2. The resonator circuit as defined by claim 1 wherein the comparator output applied to the resonator input causes oscillation in the resonator body.

3. The resonator circuit as defined by claim 2 wherein the resonator body functions as a strain sensor and oscillation is at a frequency indicative of strain in the resonator body.

4. The resonator circuit as defined by claim 3 wherein the integrator comprises a first operational amplifier having parallel capacitive and resistive feedback.

5. The resonator circuit as defined by claim 4 wherein the differentiator comprises a second operational amplifier having a resistive feedback and a serial capacitive and resistive connection from the integrator to an input to the differentiator.

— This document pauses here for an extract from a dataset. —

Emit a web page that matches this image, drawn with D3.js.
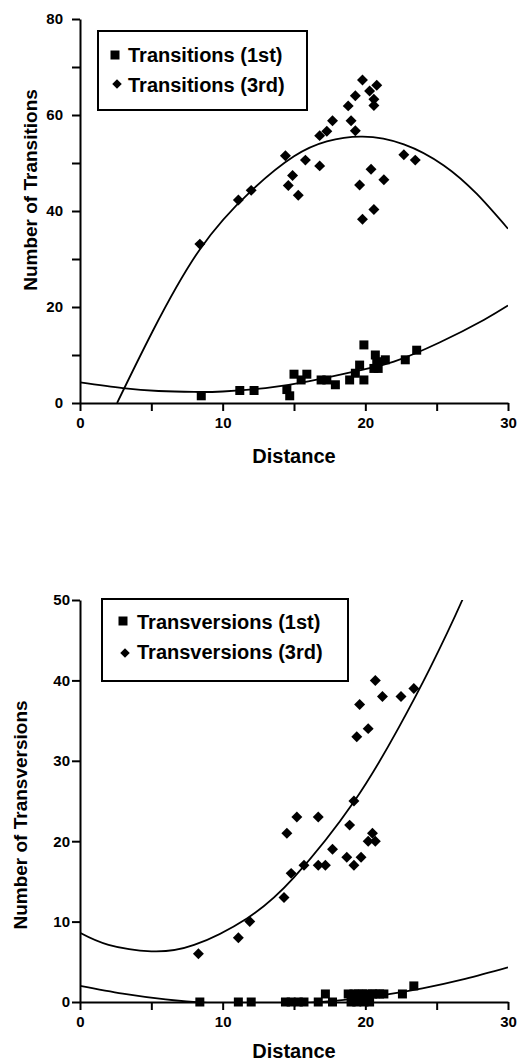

6. The resonator circuit as defined by claim 5 and further including control and delay circuitry responsive to the output voltage from the comparator and enabling the comparator during a time period when voltage from parasitic capacitance has decayed to a predetermined level.

7. The resonator circuit as defined by claim 6 wherein the resonator circuit functions as a square wave oscillator.

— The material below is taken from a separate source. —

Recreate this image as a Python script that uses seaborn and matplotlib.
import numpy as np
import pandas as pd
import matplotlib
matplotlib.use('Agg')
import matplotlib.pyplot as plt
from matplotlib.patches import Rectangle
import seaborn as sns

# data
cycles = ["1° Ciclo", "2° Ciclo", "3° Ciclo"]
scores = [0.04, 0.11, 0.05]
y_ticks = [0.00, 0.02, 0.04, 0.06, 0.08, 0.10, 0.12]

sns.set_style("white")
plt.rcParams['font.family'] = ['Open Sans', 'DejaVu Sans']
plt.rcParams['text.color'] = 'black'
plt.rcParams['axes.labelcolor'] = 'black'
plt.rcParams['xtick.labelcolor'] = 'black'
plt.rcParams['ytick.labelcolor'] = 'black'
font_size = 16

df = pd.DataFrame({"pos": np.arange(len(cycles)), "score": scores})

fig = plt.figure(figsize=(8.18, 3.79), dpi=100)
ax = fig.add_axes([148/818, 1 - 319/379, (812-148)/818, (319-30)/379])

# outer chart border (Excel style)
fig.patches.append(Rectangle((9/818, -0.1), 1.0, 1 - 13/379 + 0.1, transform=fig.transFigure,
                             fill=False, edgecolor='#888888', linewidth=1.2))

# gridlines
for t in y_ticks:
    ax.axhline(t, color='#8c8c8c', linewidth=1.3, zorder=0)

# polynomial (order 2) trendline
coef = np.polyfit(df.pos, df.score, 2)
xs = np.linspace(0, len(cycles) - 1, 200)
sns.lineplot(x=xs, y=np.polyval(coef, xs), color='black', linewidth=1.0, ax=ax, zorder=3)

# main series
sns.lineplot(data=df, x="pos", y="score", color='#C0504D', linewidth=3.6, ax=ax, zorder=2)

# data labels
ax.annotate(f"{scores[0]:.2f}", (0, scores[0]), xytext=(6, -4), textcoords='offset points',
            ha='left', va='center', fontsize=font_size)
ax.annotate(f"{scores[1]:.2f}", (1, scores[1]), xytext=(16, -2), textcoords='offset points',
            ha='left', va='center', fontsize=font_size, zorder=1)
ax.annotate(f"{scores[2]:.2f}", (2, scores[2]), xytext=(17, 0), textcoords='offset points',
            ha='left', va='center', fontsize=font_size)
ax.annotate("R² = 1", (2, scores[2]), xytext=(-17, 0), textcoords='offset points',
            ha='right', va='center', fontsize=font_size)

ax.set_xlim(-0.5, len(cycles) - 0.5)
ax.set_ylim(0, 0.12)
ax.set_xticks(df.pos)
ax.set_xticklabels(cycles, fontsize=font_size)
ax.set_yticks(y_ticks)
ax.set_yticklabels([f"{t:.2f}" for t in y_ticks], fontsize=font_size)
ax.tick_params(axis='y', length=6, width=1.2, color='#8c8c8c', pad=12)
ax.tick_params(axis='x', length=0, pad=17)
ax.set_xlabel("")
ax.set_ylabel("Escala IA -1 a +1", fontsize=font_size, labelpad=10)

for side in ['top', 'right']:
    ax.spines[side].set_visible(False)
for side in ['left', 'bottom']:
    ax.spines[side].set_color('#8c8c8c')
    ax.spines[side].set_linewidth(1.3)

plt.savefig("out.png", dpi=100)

8. The resonator circuit as defined by claim 7 wherein the square wave oscillator functions as a strain sensor.

9. The resonator circuit as defined by claim 5 wherein the resonator circuit functions as a square wave oscillator.

10. The resonator circuit as defined by claim 9 wherein the square wave oscillator functions as a strain.

11. The resonator circuit as defined by claim 1 wherein the resonator body comprises a microelectromechanical structure (MEMS).

12. A resonator circuit comprising:

a resonator body having an input and an output,

a trans-impedance amplifier operably connected to the resonator output for amplifying an output signal,

comparator circuitry operably connected to receive a sense voltage from the trans-impedance amplifier and provide a square wave output signal, and

a feedback loop for applying the square wave output signal to the input of the resonator body.

13. The resonator circuit of claim 12 wherein the comparator circuitry comprises high gain circuitry for receiving the sense voltage and a voltage limiter operably connected to the high gain circuitry.